Esta concepción se conserva hasta el presente en las Iglesias ortodoxas. Citaré, como ejemplo de irradiación corporal, el célebre caso de San Serafín de Sarov (comienzos del siglo XIX). El discípulo que más tarde consignó las "revelaciones" del santo cuenta que le vio una vez tan brillante, que le era imposible mirarle. Y que exclamó: "No puedo miraros, Padre; vuestros ojos proyectan destellos, vuestra cara se ha hecho más resplandeciente que el sol y yo me encuentro mal a fuerza de miraros". Serafín comenzó entonces a orar, y el discípulo consiguió contemplarle. "Os miro y quedo embargado de un piadoso miedo. Imaginad, a pleno sol, en el fragor de sus resplandecientes rayos de mediodía, la cara de un hombre que os habla. Veis el movimiento de sus labios, la expresión cambiante de sus ojos, escucháis su voz, sentís sus manos en vuestros hombros, pero no veis ni las manos ni el cuerpo de vuestro interlocutor; solamente la luz resplandeciente que se propaga hasta algunas toesas alrededor, alumbrando con su resplandor el prado cubierto de nieve y los copos blancos que no dejan de caer" (5). Sería apasionante comparar esta experiencia del discípulo de San Serafín con el relato que hace Arjuna, en el capítulo XI del Bhagavad-Gitâ, sobre la epifanía de Krishna.

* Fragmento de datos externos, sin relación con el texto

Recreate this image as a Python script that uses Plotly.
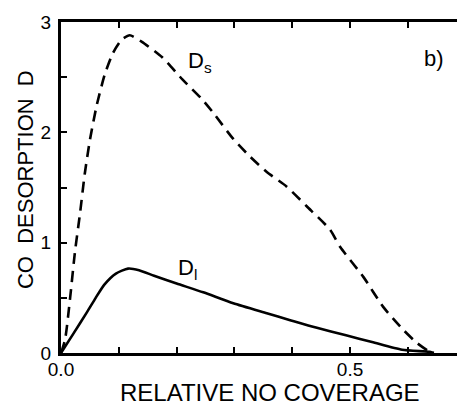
import plotly.graph_objects as go

# D_s (dashed) curve
ds_x = [0.0, 0.007, 0.016, 0.024, 0.033, 0.041, 0.05, 0.062, 0.076, 0.09, 0.105, 0.119, 0.14, 0.175, 0.21,
        0.244, 0.263, 0.298, 0.327, 0.356, 0.39, 0.425, 0.465, 0.483, 0.523, 0.557, 0.592, 0.616, 0.638, 0.645]
ds_y = [0.0, 0.12, 0.51, 0.91, 1.27, 1.62, 1.93, 2.25, 2.53, 2.72, 2.84, 2.88, 2.82, 2.68, 2.48,
        2.3, 2.18, 1.94, 1.78, 1.64, 1.51, 1.33, 1.12, 0.96, 0.69, 0.42, 0.21, 0.09, 0.01, 0.0]

# D_l (solid) curve
dl_x = [0.0, 0.022, 0.045, 0.06, 0.075, 0.095, 0.116, 0.135, 0.161, 0.2, 0.246, 0.298, 0.356, 0.395, 0.441, 0.493, 0.538, 0.59, 0.638, 0.645]
dl_y = [0.0, 0.18, 0.37, 0.5, 0.62, 0.72, 0.765, 0.75, 0.7, 0.63, 0.55, 0.45, 0.36, 0.30, 0.23, 0.16, 0.10, 0.03, 0.01, 0.0]

x_tickvals = [0.0, 0.5]
x_ticktext = ["0.0", "0.5"]
y_tickvals = [0, 1, 2, 3]
y_ticktext = ["0", "1", "2", "3"]

font = "Liberation Sans"

fig = go.Figure()
fig.add_trace(go.Scatter(x=ds_x, y=ds_y, mode="lines",
                         line=dict(color="black", width=2.6, dash="11px,7px", shape="spline", smoothing=0.6)))
fig.add_trace(go.Scatter(x=dl_x, y=dl_y, mode="lines",
                         line=dict(color="black", width=2.6, shape="spline", smoothing=0.6)))

fig.add_annotation(x=0.24, y=2.64, text="D<sub>s</sub>", showarrow=False,
                   font=dict(family=font, size=22, color="black"))
fig.add_annotation(x=0.218, y=0.76, text="D<sub>l</sub>", showarrow=False,
                   font=dict(family=font, size=22, color="black"))
fig.add_annotation(x=0.645, y=2.67, text="b)", showarrow=False,
                   font=dict(family=font, size=22, color="black"))

# axis titles as paper annotations
fig.add_annotation(xref="paper", yref="paper", x=0.528, y=-0.118, yanchor="middle",
                   text="RELATIVE NO COVERAGE", showarrow=False, borderpad=0,
                   font=dict(family=font, size=24, color="black"))
fig.add_annotation(xref="paper", yref="paper", x=-0.088, y=0.523, xanchor="center", yanchor="middle",
                   text="CO  DESORPTION  D", textangle=-90, showarrow=False, borderpad=0,
                   font=dict(family=font, size=22, color="black"))

fig.update_layout(
    width=457, height=405,
    margin=dict(l=61, r=0, t=22, b=52),
    paper_bgcolor="white", plot_bgcolor="white",
    showlegend=False,
    font=dict(family=font, color="black"),
)
fig.update_xaxes(
    range=[0, 0.685], showgrid=False, zeroline=False,
    showline=True, linecolor="black", linewidth=3, mirror="ticks",
    ticks="inside", ticklen=6, tickwidth=2, tickcolor="black",
    tickvals=x_tickvals, ticktext=x_ticktext,
    minor=dict(tick0=0, dtick=0.1, ticks="inside", ticklen=6, tickwidth=2, tickcolor="black", showgrid=False),
    tickfont=dict(family=font, size=19, color="black"),
    ticklabelstandoff=-3,
)
fig.update_yaxes(
    range=[0, 3], showgrid=False, zeroline=False,
    showline=True, linecolor="black", linewidth=3,
    ticks="inside", ticklen=6, tickwidth=2, tickcolor="black",
    tickvals=y_tickvals, ticktext=y_ticktext,
    minor=dict(tick0=0, dtick=0.5, ticks="inside", ticklen=6, tickwidth=2, tickcolor="black", showgrid=False),
    tickfont=dict(family=font, size=19, color="black"),
    ticklabelstandoff=3,
)

fig.write_html("out.html", config={"displayModeBar": False},
               post_script="document.body.style.margin='0';document.body.style.overflow='hidden';")
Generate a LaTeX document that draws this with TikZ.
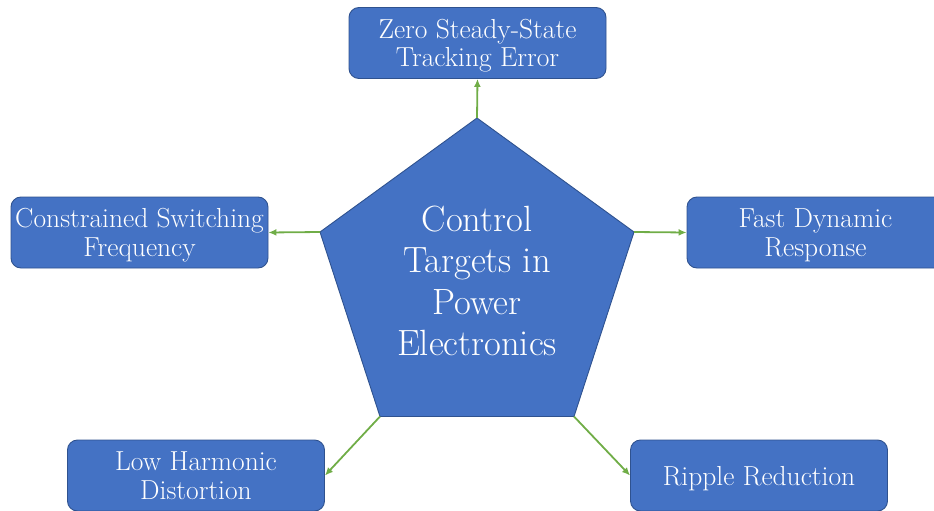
\documentclass[tikz,border=0pt]{standalone}
\usetikzlibrary{arrows.meta}
\definecolor{boxblue}{HTML}{4472C4}
\definecolor{edgeblue}{HTML}{2F528F}
\definecolor{linkgreen}{HTML}{70AD47}
\tikzset{
  target/.style={draw=edgeblue, line width=0.9pt, fill=boxblue, rounded corners=10pt,
    minimum width=257pt, minimum height=71pt, inner sep=0pt, text=white, align=center,
    text depth=0pt, font=\fontsize{27.5}{28.5}\selectfont},
  link/.style={draw=linkgreen, line width=1.8pt, -{Latex[length=8pt,width=7pt]}},
}
\begin{document}
\begin{tikzpicture}[x=1pt,y=-1pt]
\useasboundingbox (0,0) rectangle (934,511);
% central pentagon
\coordinate (p1) at (477,118);
\coordinate (p2) at (634,232);
\coordinate (p3) at (574,416.5);
\coordinate (p4) at (380,416.5);
\coordinate (p5) at (320,232);
\draw[draw=edgeblue, line width=0.9pt, fill=boxblue, line join=miter] (p1) -- (p2) -- (p3) -- (p4) -- (p5) -- cycle;
\node[text=white, align=center, font=\fontsize{36.5}{41.5}\selectfont] (core) at (477,281)
  {Control\\Targets in\\Power\\Electronics};
% surrounding targets
\node[target] (zero)   at (477.5,43)   {Zero Steady-State\\Tracking Error};
\node[target] (switch) at (139.5,232.5) {Constrained Switching\\Frequency};
\node[target] (fast)   at (815.5,232.5) {Fast Dynamic\\Response};
\node[target] (harm)   at (196,475.5)  {Low Harmonic\\Distortion};
\node[target] (ripple) at (759,475.5)  {Ripple Reduction};
% connectors
\draw[link] (p1) -- (zero.south);
\draw[link] (p5) -- (switch.east);
\draw[link] (p2) -- (fast.west);
\draw[link] (p4) -- (harm.east);
\draw[link] (p3) -- (ripple.west);
\end{tikzpicture}
\end{document}
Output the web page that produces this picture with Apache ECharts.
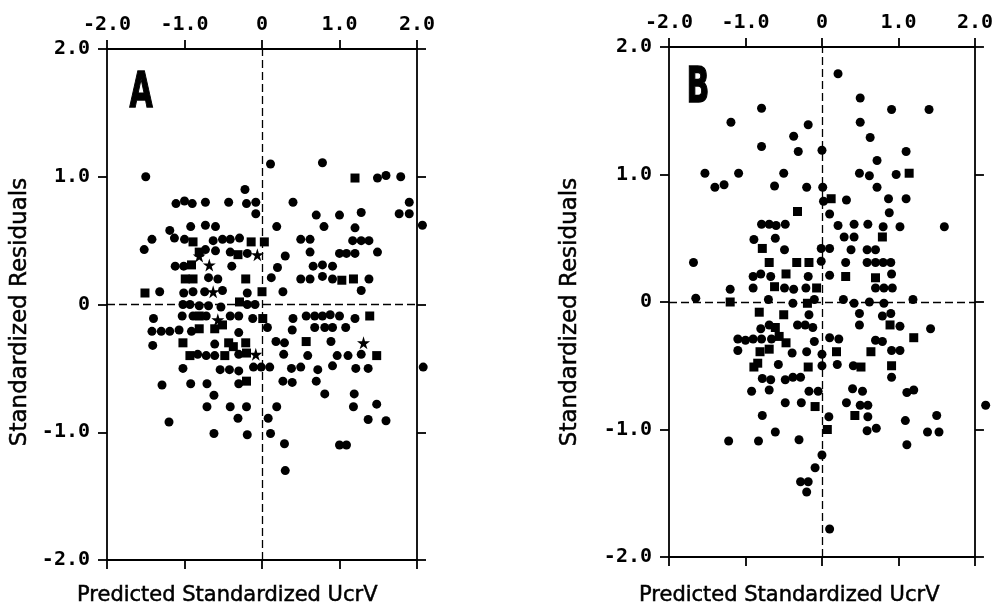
<!DOCTYPE html>
<html>
<head>
<meta charset="utf-8">
<script src="https://cdn.jsdelivr.net/npm/echarts@6/dist/echarts.min.js"></script>
<style>
html,body{margin:0;padding:0;background:#fff;}
#chart{width:996px;height:605px;}
</style>
</head>
<body>
<div id="chart"></div>
<script>
// ---- data ----
const tickValues = [-2, -1, 0, 1, 2];
const xTickLabels = ['-2.0', '-1.0', '0', '1.0', '2.0'];
const yTickLabels = ['-2.0', '-1.0', '0', '1.0', '2.0'];
const panelLabels = ['A', 'B'];
const xTitle = 'Predicted Standardized UcrV';
const yTitle = 'Standardized Residuals';

const aCircles = [
  [0.11,1.10],[0.78,1.11],[-1.50,1.00],[1.49,0.99],[1.60,1.01],[1.79,1.00],[-0.22,0.90],
  [-1.11,0.79],[-1.00,0.81],[-0.90,0.79],[-0.73,0.80],[-0.43,0.80],[-0.20,0.79],[-0.08,0.80],
  [-0.08,0.71],[0.40,0.80],[1.90,0.80],[1.77,0.71],[1.90,0.71],[0.70,0.70],[1.00,0.70],[1.28,0.72],
  [2.07,0.62],[-1.19,0.58],[-0.92,0.61],[-0.73,0.62],[-0.60,0.61],[0.19,0.61],[0.80,0.61],[1.20,0.60],
  [-1.52,0.43],[-1.42,0.51],[-1.13,0.52],[-1.00,0.51],[-0.63,0.50],[-0.51,0.51],[-0.41,0.51],[-0.29,0.52],
  [0.50,0.51],[0.62,0.51],[1.17,0.50],[1.28,0.50],[1.38,0.50],[-0.73,0.43],[-0.60,0.42],[-0.41,0.41],
  [-0.19,0.40],[0.30,0.38],[0.62,0.41],[1.00,0.40],[1.09,0.40],[1.20,0.40],[1.49,0.41],[-1.12,0.30],
  [-1.01,0.30],[-0.39,0.30],[0.20,0.29],[0.66,0.30],[0.78,0.31],[0.91,0.30],[-0.69,0.21],[-0.57,0.20],
  [0.12,0.21],[0.50,0.20],[0.62,0.20],[0.78,0.22],[0.91,0.20],[1.38,0.20],[-1.32,0.10],[-1.01,0.09],
  [-0.89,0.10],[-0.74,0.10],[-0.51,0.11],[-0.19,0.09],[0.27,0.10],[1.28,0.11],[-1.02,0.00],[-0.93,0.00],
  [-0.81,-0.01],[-0.69,-0.01],[-0.53,-0.02],[-0.19,0.00],[-0.09,0.00],[-1.40,-0.11],[-1.03,-0.09],
  [-0.89,-0.09],[-0.72,-0.09],[-0.41,-0.09],[-0.30,-0.09],[-0.12,-0.11],[0.40,-0.11],[0.57,-0.09],
  [0.68,-0.09],[0.78,-0.09],[0.88,-0.08],[1.00,-0.09],[1.20,-0.11],[-1.42,-0.21],[-1.30,-0.21],
  [-1.19,-0.21],[-1.07,-0.20],[-0.91,-0.21],[-0.30,-0.22],[0.07,-0.18],[0.39,-0.20],[0.68,-0.18],
  [0.81,-0.18],[0.91,-0.18],[1.08,-0.18],[-1.41,-0.32],[-0.61,-0.31],[0.18,-0.29],[0.29,-0.30],
  [0.89,-0.29],[-0.83,-0.39],[-0.72,-0.40],[-0.61,-0.40],[-0.30,-0.39],[0.28,-0.39],[0.59,-0.40],
  [0.97,-0.40],[1.11,-0.40],[1.28,-0.39],[-1.02,-0.50],[-0.54,-0.51],[-0.42,-0.51],[-0.30,-0.52],
  [-0.11,-0.49],[-0.01,-0.49],[0.10,-0.49],[0.38,-0.50],[0.50,-0.49],[0.72,-0.51],[0.91,-0.48],
  [1.21,-0.50],[1.37,-0.50],[2.08,-0.49],[-0.92,-0.62],[-0.71,-0.62],[-0.30,-0.62],[0.27,-0.60],
  [0.39,-0.61],[0.70,-0.60],[-1.29,-0.63],[-0.62,-0.71],[0.81,-0.70],[1.19,-0.70],[-0.71,-0.80],
  [-0.41,-0.80],[-0.20,-0.80],[0.19,-0.80],[1.18,-0.80],[1.48,-0.78],[-1.20,-0.92],[-0.31,-0.89],
  [0.08,-0.89],[1.37,-0.90],[1.60,-0.91],[-0.62,-1.01],[-0.19,-1.02],[0.11,-1.01],[1.00,-1.10],
  [1.09,-1.10],[0.29,-1.09],[0.30,-1.30]
];
const aSquares = [
  [1.20,0.99],[-0.89,0.49],[-0.14,0.49],[0.03,0.49],[-0.81,0.41],[-0.31,0.39],[-0.91,0.31],
  [-0.99,0.20],[-0.89,0.20],[-0.21,0.20],[1.03,0.19],[1.18,0.20],[-1.51,0.09],[0.00,0.10],
  [-0.29,0.02],[-0.81,-0.09],[0.01,-0.11],[1.39,-0.09],[-0.81,-0.19],[-0.61,-0.19],[-0.51,-0.16],
  [-1.02,-0.30],[-0.43,-0.30],[-0.21,-0.30],[0.57,-0.29],[-0.93,-0.40],[-0.48,-0.40],[-0.20,-0.38],
  [-0.20,-0.60],[1.48,-0.40],[-0.37,-0.33]
];
const aStars = [
  [-0.81,0.38],[-0.68,0.31],[-0.63,0.10],[-0.57,-0.12],[-0.06,0.39],[-0.08,-0.39],[1.31,-0.30]
];

const bCircles = [
  [0.21,1.79],[0.50,1.60],[-0.79,1.52],[0.91,1.51],[1.40,1.51],[-1.19,1.41],[-0.18,1.39],[0.50,1.41],
  [-0.37,1.30],[0.63,1.29],[-0.79,1.22],[-0.31,1.18],[0.00,1.19],[1.10,1.18],[0.72,1.11],[-1.53,1.01],
  [-1.09,1.01],[-0.50,1.01],[0.49,1.01],[0.62,0.99],[0.97,1.00],[-1.40,0.90],[-1.28,0.92],[-0.62,0.91],
  [-0.20,0.90],[0.01,0.90],[0.72,0.90],[0.02,0.79],[0.32,0.80],[0.87,0.81],[1.10,0.81],[0.10,0.69],
  [0.88,0.70],[-0.79,0.61],[-0.69,0.61],[-0.60,0.60],[-0.48,0.61],[0.21,0.60],[0.42,0.61],[0.60,0.61],
  [0.80,0.59],[1.02,0.59],[1.60,0.59],[-0.89,0.49],[-0.61,0.50],[0.29,0.51],[0.42,0.51],[-0.49,0.41],
  [-0.01,0.42],[0.10,0.42],[0.38,0.41],[0.59,0.41],[0.70,0.41],[-1.68,0.31],[-0.01,0.32],[0.31,0.31],
  [0.59,0.31],[0.70,0.31],[0.80,0.31],[0.90,0.31],[-0.90,0.20],[-0.80,0.22],[-0.67,0.20],[-0.18,0.20],
  [0.10,0.21],[0.91,0.22],[-1.20,0.10],[-0.90,0.11],[-0.49,0.11],[-0.37,0.10],[-0.21,0.11],[0.70,0.11],
  [0.81,0.11],[0.92,0.11],[-1.65,0.03],[-0.70,0.02],[-0.38,-0.01],[-0.10,0.02],[0.28,0.02],[0.42,-0.01],
  [0.62,0.00],[0.81,-0.01],[1.19,0.02],[-0.17,-0.10],[0.49,-0.09],[0.79,-0.11],[0.90,-0.09],
  [-0.80,-0.21],[-0.69,-0.18],[-0.32,-0.18],[-0.22,-0.18],[-0.12,-0.20],[0.49,-0.18],[1.02,-0.19],
  [1.42,-0.21],[-1.10,-0.29],[-1.00,-0.30],[-0.90,-0.29],[-0.79,-0.29],[-0.66,-0.29],[-0.10,-0.31],
  [0.10,-0.28],[0.22,-0.29],[0.70,-0.30],[0.79,-0.31],[-1.10,-0.38],[-0.39,-0.40],[-0.20,-0.39],
  [0.00,-0.41],[0.91,-0.38],[1.02,-0.38],[-0.57,-0.49],[0.00,-0.50],[0.20,-0.49],[0.41,-0.50],
  [-0.78,-0.60],[-0.67,-0.61],[-0.48,-0.61],[-0.38,-0.59],[-0.28,-0.59],[0.91,-0.59],[-0.92,-0.70],
  [-0.69,-0.69],[-0.17,-0.70],[-0.05,-0.70],[0.40,-0.68],[0.53,-0.70],[1.11,-0.71],[1.20,-0.69],
  [-0.48,-0.79],[-0.27,-0.79],[0.32,-0.79],[0.50,-0.81],[0.60,-0.81],[2.14,-0.81],[-0.78,-0.89],
  [0.09,-0.90],[0.60,-0.90],[1.50,-0.89],[1.09,-0.93],[-0.61,-1.02],[0.59,-1.01],[0.71,-0.99],
  [1.38,-1.02],[1.53,-1.02],[-1.22,-1.09],[-0.83,-1.09],[-0.30,-1.08],[1.11,-1.12],[0.00,-1.20],
  [-0.09,-1.30],[-0.28,-1.41],[-0.18,-1.41],[-0.20,-1.49],[0.10,-1.78]
];
const bSquares = [
  [1.14,1.01],[0.12,0.81],[-0.32,0.71],[0.79,0.51],[-0.78,0.42],[-0.69,0.31],[-0.33,0.31],[-0.17,0.31],
  [-0.47,0.22],[0.31,0.20],[0.70,0.19],[-0.62,0.12],[-0.07,0.11],[-1.20,0.00],[-0.19,-0.01],
  [-0.82,-0.08],[-0.50,-0.10],[-0.61,-0.20],[0.89,-0.18],[-0.56,-0.27],[1.20,-0.28],[-0.47,-0.32],
  [-0.81,-0.39],[-0.69,-0.37],[0.19,-0.39],[0.64,-0.39],[-0.89,-0.51],[-0.84,-0.48],[-0.18,-0.51],
  [0.51,-0.51],[0.91,-0.50],[-0.09,-0.82],[0.43,-0.89],[0.07,-1.00]
];

// ---- layout / style ----
const grids = [
  {left: 107, top: 49, width: 310, height: 511},
  {left: 669, top: 47, width: 307, height: 510}
];
const BLACK = '#000';
const tickFont = {fontFamily: 'DejaVu Sans Mono', fontWeight: 'bold', fontSize: 20, color: BLACK};
const STAR = 'path://M50,0 L61,35 L98,35 L68,57 L79,91 L50,70 L21,91 L32,57 L2,35 L39,35 Z';

function labelFor(arr) {
  return function (v) {
    const i = tickValues.indexOf(Math.round(v * 1000) / 1000);
    return i >= 0 ? arr[i] : '';
  };
}
function axisBase(gridIndex, position, showLabel, labels) {
  return {
    type: 'value', gridIndex: gridIndex, position: position,
    min: -2, max: 2, interval: 1,
    splitLine: {show: false},
    axisLine: {show: true, onZero: false, lineStyle: {color: BLACK, width: 1.8}},
    axisTick: {show: true, inside: false, length: 9, lineStyle: {color: BLACK, width: 1.8}},
    axisLabel: showLabel ? Object.assign({show: true, margin: position === 'top' ? 14 : 17,
      showMinLabel: true, showMaxLabel: true, formatter: labelFor(labels)}, tickFont) : {show: false}
  };
}

const xAxes = [], yAxes = [], series = [];
[0, 1].forEach(function (g) {
  xAxes.push(axisBase(g, 'top', true, xTickLabels));
  xAxes.push(axisBase(g, 'bottom', false));
  yAxes.push(axisBase(g, 'left', true, yTickLabels));
  yAxes.push(axisBase(g, 'right', false));
});

function scatter(g, data, symbol, size, withLines) {
  const s = {
    type: 'scatter', xAxisIndex: g * 2, yAxisIndex: g * 2, data: data,
    symbol: symbol, symbolSize: size, clip: false, silent: true,
    itemStyle: {color: BLACK, opacity: 1}
  };
  if (withLines) {
    s.markLine = {
      silent: true, symbol: ['none', 'none'], label: {show: false},
      lineStyle: {type: [8, 4], color: BLACK, width: 1.3},
      data: [{xAxis: 0}, {yAxis: 0}]
    };
  }
  return s;
}
series.push(scatter(0, aCircles, 'circle', 9, true));
series.push(scatter(0, aSquares, 'rect', 9, false));
series.push(scatter(0, aStars, STAR, 13, false));
series.push(scatter(1, bCircles, 'circle', 9, true));
series.push(scatter(1, bSquares, 'rect', 9, false));

const graphics = [];
const panelPos = [[141, 94], [698, 89]];
const yTitleX = [20, 570];
const xTitleX = [77, 639];
const titleStyle = {fill: BLACK, stroke: BLACK, lineWidth: 0.5};
[0, 1].forEach(function (g) {
  graphics.push({type: 'text', x: panelPos[g][0], y: panelPos[g][1], scaleX: 0.6,
    style: {text: panelLabels[g], fill: BLACK, stroke: BLACK, lineWidth: 1.5, font: 'bold 50px "DejaVu Sans"', textAlign: 'center', textVerticalAlign: 'middle'}});
  graphics.push({type: 'text', x: yTitleX[g], y: 312, rotation: Math.PI / 2,
    style: Object.assign({text: yTitle, font: '23px "DejaVu Sans"', textAlign: 'center', textVerticalAlign: 'middle'}, titleStyle)});
  graphics.push({type: 'text', x: xTitleX[g], y: 596,
    style: Object.assign({text: xTitle, font: '21px "DejaVu Sans"', textAlign: 'left', textVerticalAlign: 'middle'}, titleStyle)});
});

const chart = echarts.init(document.getElementById('chart'), null, {renderer: 'canvas'});
chart.setOption({
  backgroundColor: '#fff',
  animation: false,
  grid: grids,
  xAxis: xAxes,
  yAxis: yAxes,
  series: series,
  graphic: graphics
});
</script>
</body>
</html>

Recordemos también que Sri Ramakrishna, contemporáneo de San Serafín de Sarov, se mostraba a veces luminoso o como rodeado por llamas. "Su cuerpo parecía todavía más alto y tan ligero como un cuerpo visto en sueños. Se iba haciendo luminoso, el color moreno de su cuerpo tomaba un tinte muy claro [...]. El color ocre de su vestidura se confundía con el resplandor de su cuerpo, y podía creérsele rodeado de llamas" (Saradananda, "Sri Ramakrisbna, the Great Master", trad. inglesa, segunda edición revisada, p. 825).